In the case of Pooja Dipen Joshi vs. ITO, the Income Tax Appellate Tribunal (ITAT) Ahmedabad dealt with two appeals from co-owners of a property concerning the application of Section 50C and Section 56(2)(vii)(b) of the Income Tax Act. The appellants, including Pooja Dipen Joshi, had purchased a property where the jantri value (government valuation for stamp duty) was significantly higher than the documented sale value. The Assessing Officer (AO) invoked Section 50C, considering the jantri value for tax computation, and added the difference to the assessee’s income as “income from other sources” under Section 56(2)(vii)(b). The National Faceless Appeal Centre (NFAC) upheld the AO’s addition. However, the assessee contested this, arguing that Section 50C applies to sellers, not buyers, and that Section 56(2)(vii)(b) was introduced in the Finance Act 2013, making it inapplicable for the assessment year in question (2012-13).

Upon reviewing the case, ITAT found merit in the assessee’s arguments. ITAT clarified that Section 50C applies only to the computation of capital gains for sellers, not buyers. Additionally, the tribunal concluded that Section 56(2)(vii)(b) could not be applied retrospectively, as it was explicitly applicable from April 1, 2014, for transactions involving inadequate consideration. The amendment did not apply to the assessment year 2012-13, making the AO’s addition unsustainable.
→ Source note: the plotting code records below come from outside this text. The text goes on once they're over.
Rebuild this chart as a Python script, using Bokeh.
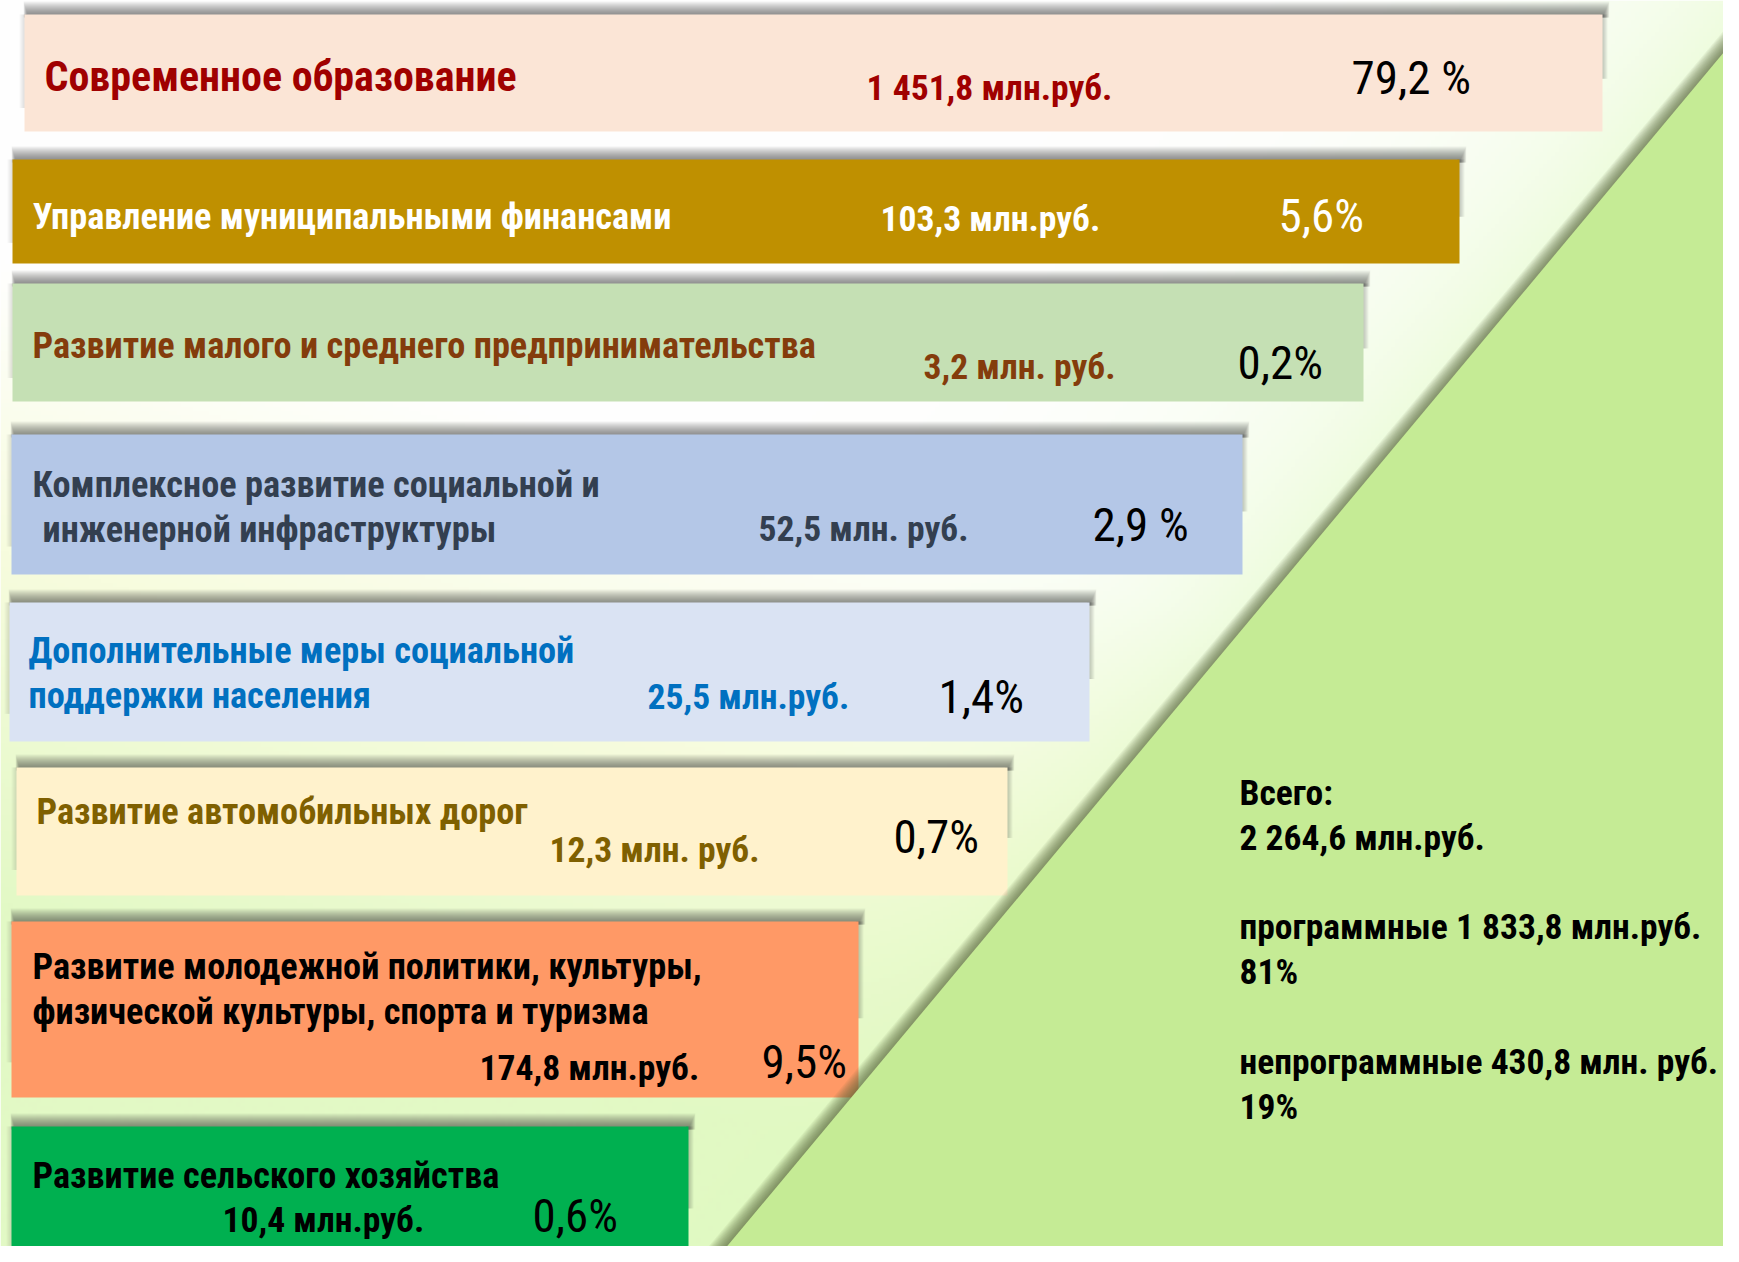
import numpy as np
from bokeh.plotting import figure
from bokeh.models import Range1d, ColumnDataSource
from bokeh.core.properties import value
from bokeh.embed import file_html
from bokeh.resources import INLINE

# ------------------------------------------------------------------ data
programs = [
    "Современное образование",
    "Управление муниципальными финансами",
    "Развитие малого и среднего предпринимательства",
    "Комплексное развитие социальной и\n инженерной инфраструктуры",
    "Дополнительные меры социальной\nподдержки населения",
    "Развитие автомобильных дорог",
    "Развитие молодежной политики, культуры,\nфизической культуры, спорта и туризма",
    "Развитие сельского хозяйства",
]
amounts_mln = [1451.8, 103.3, 3.2, 52.5, 25.5, 12.3, 174.8, 10.4]
amount_labels = ["1 451,8 млн.руб.", "103,3 млн.руб.", "3,2 млн. руб.", "52,5 млн. руб.",
                 "25,5 млн.руб.", "12,3 млн. руб.", "174,8 млн.руб.", "10,4 млн.руб."]
shares_pct = [79.2, 5.6, 0.2, 2.9, 1.4, 0.7, 9.5, 0.6]
share_labels = ["79,2 %", "5,6%", "0,2%", "2,9 %", "1,4%", "0,7%", "9,5%", "0,6%"]
total_lines = ["Всего:", "2 264,6 млн.руб.",
               "программные 1 833,8 млн.руб.", "81%",
               "непрограммные  430,8 млн. руб.", "19%"]

# ------------------------------------------------------------------ layout (reference pixel coords)
W, H = 1739, 1262
PW, PH = 1723, 1246
bar_x0 = [24, 12, 12, 11, 9, 16, 11, 11]
bar_x1 = [1602, 1459, 1363, 1242, 1089, 1007, 858, 688]
bar_y0 = [14, 159, 283, 434, 602, 767, 921, 1126]
bar_y1 = [131, 263, 401, 574, 741, 895, 1097, 1275]
label_x = [44, 32, 32, 32, 28, 36, 32, 32]
label_y = [89, 227, 356, 495, 661, 822, 977, 1186]
line_gap = 45
line2_indent = [0, 0, 0, 10, 0, 0, 0, 0]
value_x = [866, 880, 923, 758, 647, 549, 479, 222]
value_y = [98, 229, 377, 539, 707, 860, 1078, 1230]
pct_x = [1351, 1278, 1237, 1092, 938, 893, 761, 532]
pct_y = [91, 229, 376, 538, 710, 850, 1075, 1229]
total_x = 1239
total_y = [803, 848, 937, 982, 1072, 1117]

bar_colors = ["#FBE5D6", "#BF9000", "#C5E0B4", "#B4C7E7", "#DAE3F3", "#FFF2CC", "#FF9966", "#00B050"]
text_colors = ["#A00000", "#FFFFFF", "#843C0C", "#333F50", "#0070C0", "#7F6000", "#000000", "#000000"]
pct_colors = ["#000000", "#FFFFFF", "#000000", "#000000", "#000000", "#000000", "#000000", "#000000"]
label_sizes = [42, 36.3, 36.3, 36.3, 36.3, 36.3, 36.3, 36.3]
value_size = 35.6
pct_size = 47
total_size = 35.5
tri_color = "#C5EB95"
tri_pts = [(713, 1262), (1739, 33), (1739, 1262)]
BASE_ADJ = 0.3  # renderer places the alphabetic baseline lower; compensate (fraction of font size)

NARROW = value("'Roboto Condensed', 'Liberation Sans Narrow', 'Arial Narrow', 'DejaVu Sans Condensed', 'Liberation Sans', sans-serif")


def Y(y):
    return H - y


def TY(baseline, size):
    return Y(baseline - BASE_ADJ * size)


p = figure(width=PW, height=PH, x_range=Range1d(0, PW), y_range=Range1d(H - PH, H),
           output_backend="svg", toolbar_location=None, min_border=0)
p.axis.visible = False
p.grid.visible = False
p.outline_line_color = None
p.background_fill_color = "white"
p.border_fill_color = "white"

# ------------------------------------------------------------------ background gradient
cell = 4
Wc, Hc = int(np.ceil(W / cell)), int(np.ceil(H / cell))
xs = (np.arange(Wc) + 0.5) * cell
ys_ref = H - (np.arange(Hc) + 0.5) * cell
XX, YY = np.meshgrid(xs, ys_ref)
white = np.array([255, 255, 255], float)
cream = np.array([247, 252, 222], float)
lgreen = np.array([227, 249, 198], float)
s = YY - 0.3 * XX
t1 = np.clip((s - 250) / 300.0, 0, 1)[..., None]
t2 = np.clip((s - 550) / 350.0, 0, 1)[..., None]
col = white * (1 - t1) + cream * t1
col = col * (1 - t2) + lgreen * t2
ex, ey = 1739 - 713, 33 - 1262
L = np.hypot(ex, ey)
d = np.abs(((XX - 713) * (-ey) + (YY - 1262) * ex) / L)
g = (0.55 * np.exp(-d / 130.0))[..., None]
glow = np.array([222, 249, 190], float)
col = col * (1 - g) + glow * g
img = np.empty((Hc, Wc), dtype=np.uint32)
view = img.view(dtype=np.uint8).reshape((Hc, Wc, 4))
view[..., 0] = col[..., 0].astype(np.uint8)
view[..., 1] = col[..., 1].astype(np.uint8)
view[..., 2] = col[..., 2].astype(np.uint8)
view[..., 3] = 255
p.image_rgba(image=[img], x=0, y=0, dw=W, dh=H)

# ------------------------------------------------------------------ bar shadows + bars
for i in range(len(programs)):
    x0, x1, y0, y1 = bar_x0[i], bar_x1[i], bar_y0[i], bar_y1[i]
    for k in range(1, 14):
        p.quad(left=x0 + 3 - 0.3 * k, right=x1 + 1 + 0.45 * k, top=Y(y0 - k), bottom=Y(y0 + 3),
               fill_color="#303030", fill_alpha=0.055, line_color=None)
    for k in range(1, 6):
        p.quad(left=x1 - 2, right=x1 + k, top=Y(y0), bottom=Y(y0 + 0.55 * (y1 - y0)),
               fill_color="#303030", fill_alpha=0.05, line_color=None)
        p.quad(left=x0 - k, right=x0 + 2, top=Y(y0), bottom=Y(y0 + 0.8 * (y1 - y0)),
               fill_color="#303030", fill_alpha=0.03, line_color=None)

bars = ColumnDataSource(dict(
    left=bar_x0, right=bar_x1, top=[Y(v) for v in bar_y0], bottom=[Y(v) for v in bar_y1],
    color=bar_colors, amount=amounts_mln, share=shares_pct))
p.quad(left="left", right="right", top="top", bottom="bottom", source=bars,
       fill_color="color", line_color=None)

# ------------------------------------------------------------------ triangle with shadow
nx, ny = -0.768, -0.641
for k in range(1, 15):
    p.patch([px + nx * k for px, _ in tri_pts] + [1760], [Y(py + ny * k) for _, py in tri_pts] + [Y(1300)],
            fill_color="#55643a", fill_alpha=0.07, line_color=None)
p.patch([px for px, _ in tri_pts], [Y(py) for _, py in tri_pts], fill_color=tri_color, line_color=None)

# ------------------------------------------------------------------ texts
for i, name in enumerate(programs):
    lines = name.split("\n")
    for j, ln in enumerate(lines):
        p.text(x=[label_x[i] + (line2_indent[i] if j else 0)],
               y=[TY(label_y[i] + j * line_gap, label_sizes[i])], text=[ln],
               text_font=NARROW, text_font_style="bold", text_font_size=f"{label_sizes[i]}px",
               text_color=text_colors[i], text_align="left", text_baseline="alphabetic")
    p.text(x=[value_x[i]], y=[TY(value_y[i], value_size)], text=[amount_labels[i]],
           text_font=NARROW, text_font_style="bold", text_font_size=f"{value_size}px",
           text_color=text_colors[i], text_align="left", text_baseline="alphabetic")
    p.text(x=[pct_x[i]], y=[TY(pct_y[i], pct_size)], text=[share_labels[i]],
           text_font=NARROW, text_font_style="normal", text_font_size=f"{pct_size}px",
           text_color=pct_colors[i], text_align="left", text_baseline="alphabetic")

p.text(x=[total_x] * len(total_lines), y=[TY(v, total_size) for v in total_y], text=total_lines,
       text_font=NARROW, text_font_style="bold", text_font_size=f"{total_size}px",
       text_color="#000000", text_align="left", text_baseline="alphabetic")

open("out.html", "w").write(file_html(p, INLINE))
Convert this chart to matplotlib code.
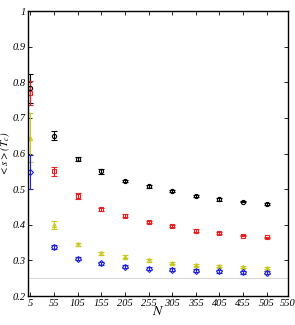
import matplotlib
matplotlib.use("Agg")
import matplotlib.pyplot as plt

plt.rcParams["font.family"] = "Liberation Serif"
plt.rcParams["font.style"] = "italic"
plt.rcParams["mathtext.fontset"] = "stix"

N = [5, 55, 105, 155, 205, 255, 305, 355, 405, 455, 505]

black = [0.783, 0.650, 0.585, 0.550, 0.523, 0.508, 0.495, 0.482, 0.472, 0.465, 0.458]
black_err = [0.040, 0.012, 0.006, 0.006, 0.003, 0.004, 0.003, 0.003, 0.004, 0.002, 0.002]
red = [0.770, 0.550, 0.480, 0.443, 0.426, 0.408, 0.396, 0.384, 0.377, 0.370, 0.365]
red_err = [0.035, 0.012, 0.008, 0.003, 0.004, 0.004, 0.003, 0.003, 0.003, 0.002, 0.002]
yellow = [0.645, 0.400, 0.345, 0.320, 0.310, 0.300, 0.292, 0.288, 0.285, 0.282, 0.280]
yellow_err = [0.068, 0.012, 0.005, 0.004, 0.004, 0.003, 0.003, 0.003, 0.003, 0.003, 0.003]
blue = [0.548, 0.338, 0.305, 0.292, 0.282, 0.277, 0.274, 0.271, 0.269, 0.267, 0.266]
blue_err = [0.048, 0.005, 0.005, 0.004, 0.004, 0.004, 0.004, 0.004, 0.004, 0.004, 0.004]

xticks = [5, 55, 105, 155, 205, 255, 305, 355, 405, 455, 505, 550]
yticks = [0.2, 0.3, 0.4, 0.5, 0.6, 0.7, 0.8, 0.9, 1]
ytick_labels = ["0.2", "0.3", "0.4", "0.5", "0.6", "0.7", "0.8", "0.9", "1"]

fig = plt.figure(figsize=(2.95, 3.25), dpi=100)
ax = fig.add_axes([0.095, 0.089, 0.881, 0.877])

ax.axhline(0.25, color="#cccccc", linewidth=0.6, zorder=0)

series = [
    (black, black_err, "black", "o"),
    (red, red_err, "#e82020", "s"),
    (yellow, yellow_err, "#c8c820", "^"),
    (blue, blue_err, "#2020e0", "D"),
]
for vals, errs, col, mk in series:
    ax.errorbar(N, vals, yerr=errs, fmt=mk, color=col, markersize=3,
                markerfacecolor="none", markeredgewidth=0.8, elinewidth=0.8,
                capsize=2.5, capthick=0.8)

ax.set_xlim(0, 550)
ax.set_ylim(0.2, 1)
ax.set_xticks(xticks)
ax.set_xticklabels([str(t) for t in xticks])
ax.set_yticks(yticks)
ax.set_yticklabels(ytick_labels)
ax.tick_params(direction="in", top=True, right=True, labelsize=7.5, length=3, width=0.6, pad=2)
ax.tick_params(axis="y", pad=1.5)
for sp in ax.spines.values():
    sp.set_linewidth(1.0)

ax.set_xlabel(r"$N$", fontsize=10, labelpad=-2)
ax.set_ylabel(r"$<s>(T_c)$", fontsize=8)
ax.yaxis.set_label_coords(-0.06, 0.5)

fig.savefig("out.png", dpi=100)
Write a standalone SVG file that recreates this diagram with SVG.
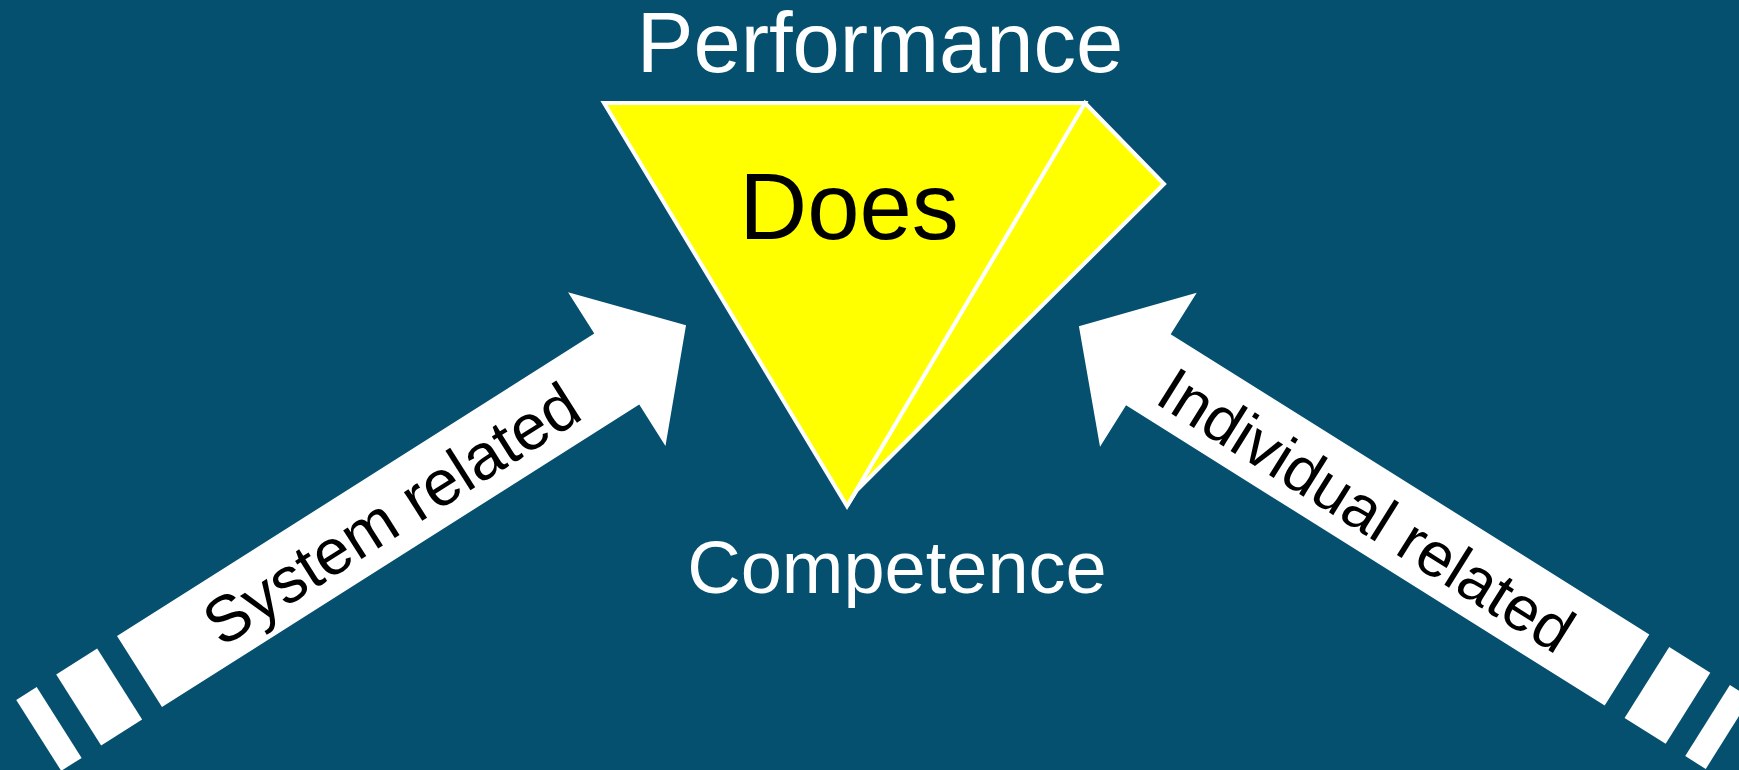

As a result, ITAT canceled the order of CIT(A) and ruled in favor of the assessee.

FULL TEXT OF THE ORDER OF ITAT AHMEDABAD

These two appeals are filed by two different assessees against the separate orders of the National Faceless Appeal Centre (NFAC), Delhi, (in short ‘the CIT(A)’) Nos. ITBA/NFAC/S/25 0/2023-24/1056063797(1) & ITBA/NFAC/S/ 250/2023-24/1055194154(1), dated 14.09.2023 & 17.08.2023; respectively, both for the Assessment Year 2012-13.

2. The issue involved in the two appeals is identical. Both parties are co-owners of the same property acquired and their shares in the property is also identical. Therefore, these two appeals were heard together and are being disposed of vide this common order for the sake of convenience.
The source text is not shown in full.